On this tree trunk moss fronds lunge skyward, like tiny banshees, screaming out for any ray of light straying from the rain clouds.
On this day the rain bloated river gobbles the beach where so many seasons ago hundreds refreshed themselves in the placid summer stream.
On another winter day -- one without rain -- calm waters expose the beach,
Bringing fishermen…
….to the river shore.
Every few yards they stand, hauling rods, lines in the river, trolling for Steelhead.
Every winter day is its own season: Stormy and wet one day, cloudy and cold another, then sunny and mild a third.
Every season brings change: Winter steelhead fishermen are replaced by spring wildflowers which are replaced by summertime campers who are replaced by a lonely visitor with camera on a wet winter day.
Every generation brings change: Wilderness is replaced by train trestles and thousands of summer pilgrims which are replaced by a macadam road and a dozen winter steelhead fishermen.
Only one thing remains the same through the millennia -- the Sandy River courses through foothills and forests, by field and farm from Mt. Hood to the mighty Columbia. But over eons of time, this too will change.
Reflections for healing:
What would you prefer to experience: The crowded summer beach of long ago with thousands of fellow visitors or the solitude of a stormy winter day or the winter fishing season with fishermen every few yards along the river?
Would other people choose differently from you? Why or why not?
Is any season or time more perfect than another or do we each have our own season and time?
Can you accept that others are not like you and have their own needs and desires and feelings?
Is there any value judgement to different needs, feelings, and desires? Is it better to be the beach bather of 100 years ago or the steelhead fisherman on a mild winter afternoon or the lone visitor with a camera on a stormy day?
Each person, place, time, and experience has its own value and beauty.
Is there more than one way to cross a river? In what ways have people crossed the Sandy River at Dodge Park?
Is there one way only to solve a problem or is there more than one way?
What are some of the changes experienced by the Sandy River at Dodge Park?
Interesting websites with historical information and photos of Dodge Park 100 years ago (not linked at this time):
PdxHistory.com
Portland Water Bureau: Dodge Park History
Wikipedia
Directions to Dodge Park from Highway 84:
Take 84 to the exit for the Old Columbia River Highway.
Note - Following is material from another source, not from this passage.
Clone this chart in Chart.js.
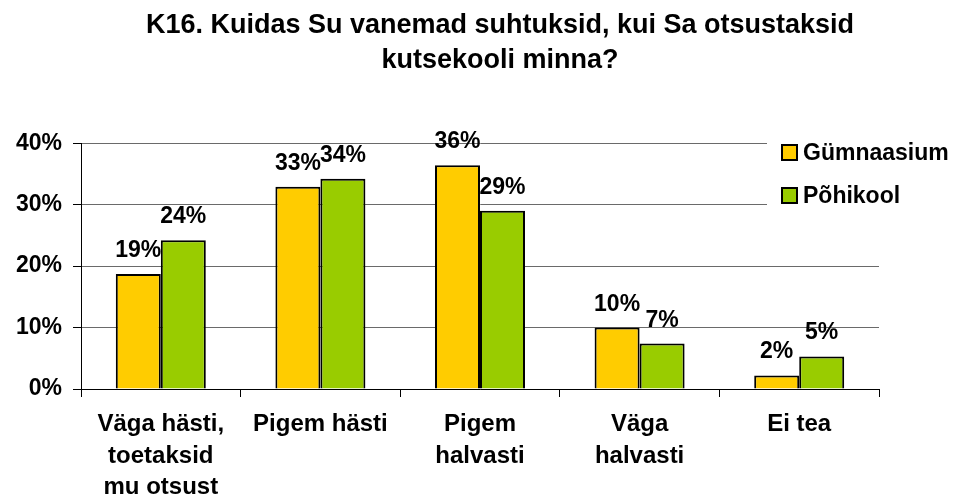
<!DOCTYPE html>
<html lang="et">
<head>
    <meta charset="UTF-8">
    <title>K16</title>
    <script src="https://cdn.jsdelivr.net/npm/chart.js"></script>
    <style>
        body { margin: 0; background: #fff; }
        canvas { display: block; }
    </style>
</head>
<body>
    <canvas id="k16Chart" width="953" height="503"></canvas>

    <script>
        // Data (percent)
        const categories = [
            ['Väga hästi,', 'toetaksid', 'mu otsust'],
            'Pigem hästi',
            ['Pigem', 'halvasti'],
            ['Väga', 'halvasti'],
            'Ei tea'
        ];
        const gymnaasium = [18.7, 32.9, 36.4, 10.0, 2.2];
        const pohikool = [24.2, 34.2, 29.0, 7.4, 5.3];
        const yTicks = [0, 10, 20, 30, 40];
        const seriesNames = ['Gümnaasium', 'Põhikool'];
        const titleLines = ['K16. Kuidas Su vanemad suhtuksid, kui Sa otsustaksid', 'kutsekooli minna?'];

        const FONT = '"Liberation Sans", Arial, sans-serif';

        // labels above bars
        const valueLabels = {
            id: 'valueLabels',
            afterDatasetsDraw(chart) {
                const ctx = chart.ctx;
                ctx.save();
                ctx.font = 'bold 23px ' + FONT;
                ctx.fillStyle = '#000';
                ctx.textAlign = 'center';
                ctx.textBaseline = 'alphabetic';
                chart.data.datasets.forEach((ds, i) => {
                    chart.getDatasetMeta(i).data.forEach((bar, j) => {
                        ctx.fillText(Math.round(ds.data[j]) + '%', bar.x, bar.y - 17);
                    });
                });
                ctx.restore();
            }
        };

        // legend box sitting over the top right of the plot
        const boxLegend = {
            id: 'boxLegend',
            afterDraw(chart) {
                const ctx = chart.ctx;
                ctx.save();
                ctx.fillStyle = '#fff';
                ctx.fillRect(767, 130, 186, 82);
                ctx.font = 'bold 23px ' + FONT;
                ctx.textBaseline = 'middle';
                ctx.textAlign = 'left';
                chart.data.datasets.forEach((ds, i) => {
                    const cy = 153 + i * 43;
                    ctx.fillStyle = ds.backgroundColor;
                    ctx.fillRect(782, cy - 8, 15, 15);
                    ctx.strokeStyle = '#000';
                    ctx.lineWidth = 2;
                    ctx.strokeRect(782, cy - 8, 15, 15);
                    ctx.fillStyle = '#000';
                    ctx.fillText(ds.label, 803, cy + 1);
                });
                ctx.restore();
            }
        };

        // title is centred a bit right of the plot in the original
        const titleShift = {
            id: 'titleShift',
            afterLayout(chart) {
                if (chart.titleBlock) chart.titleBlock.left += 121;
            }
        };

        const ctx = document.getElementById('k16Chart').getContext('2d');
        new Chart(ctx, {
            type: 'bar',
            data: {
                labels: categories,
                datasets: [
                    { label: seriesNames[0], data: gymnaasium, backgroundColor: '#FFCC00', borderColor: '#000', borderWidth: 2 },
                    { label: seriesNames[1], data: pohikool, backgroundColor: '#99CC00', borderColor: '#000', borderWidth: 2 }
                ]
            },
            options: {
                responsive: false,
                animation: false,
                layout: { padding: { left: 0, right: 74, top: 0, bottom: 0 } },
                datasets: { bar: { categoryPercentage: 0.564, barPercentage: 1.0 } },
                plugins: {
                    legend: { display: false },
                    tooltip: { enabled: false },
                    title: {
                        display: true,
                        text: titleLines,
                        color: '#000',
                        font: { family: FONT, size: 27, weight: 'bold', lineHeight: 1.3 },
                        padding: { top: 8, bottom: 65 }
                    }
                },
                scales: {
                    x: {
                        grid: { drawOnChartArea: false, drawTicks: true, tickLength: 8, color: '#000', offset: true },
                        border: { color: '#000', width: 1 },
                        ticks: {
                            color: '#000',
                            padding: 11,
                            maxRotation: 0,
                            autoSkip: false,
                            font: { family: FONT, size: 24, weight: 'bold', lineHeight: 1.33 }
                        },
                        afterFit(scale) { scale.height = 114; }
                    },
                    y: {
                        min: 0,
                        max: 40,
                        afterBuildTicks(scale) { scale.ticks = yTicks.map(v => ({ value: v })); },
                        grid: { color: '#6a6a6a', tickColor: '#000', tickLength: 8 },
                        border: { color: '#000', width: 1 },
                        ticks: {
                            color: '#000',
                            padding: 11,
                            font: { family: FONT, size: 23, weight: 'bold' },
                            callback: v => v + '%'
                        },
                        afterFit(scale) { scale.width = 81; }
                    }
                }
            },
            plugins: [valueLabels, boxLegend, titleShift]
        });
    </script>
</body>
</html>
Turn left and cross the Sandy River at the second bridge south of 84 -- the Stark Street Bridge -- onto SE Stark Street.
Take the extreme left turn before the top of the bluff onto SE Kerstake Road.
Turn Right onto SE 302nd Avenue.
Turn Left onto SE Division Drive.
Turn Right onto SE Oxbow Drive.
Keep left on SE Oxbow Drive.
Turn Right onto SE Hosner Road.
Turn Left onto SE Lusted Road.
Stay on Lusted Road as it descends the bluff towards the Sandy River.
Cross the Bridge.
Dodge Park is to your left.
Directions to Dodge Park from Sandy, Oregon, on Highway 26:
Heading towards Mt. Hood, just after the couplet through Sandy reunites, turn left onto SE Ten Eyck Road.
Conversely, if you are heading west on Highway 26 going from Mt. Hood towards Portland, turn right onto SE Ten Eyck Road before reaching the couplet.
Follow the signs for SE Ten Eyck Road until you reach SE Lusted Road.
Turn Right on SE Lusted Road and follow signs for the road until you reach Dodge Park on the right. If you cross the bridge, you have gone too far.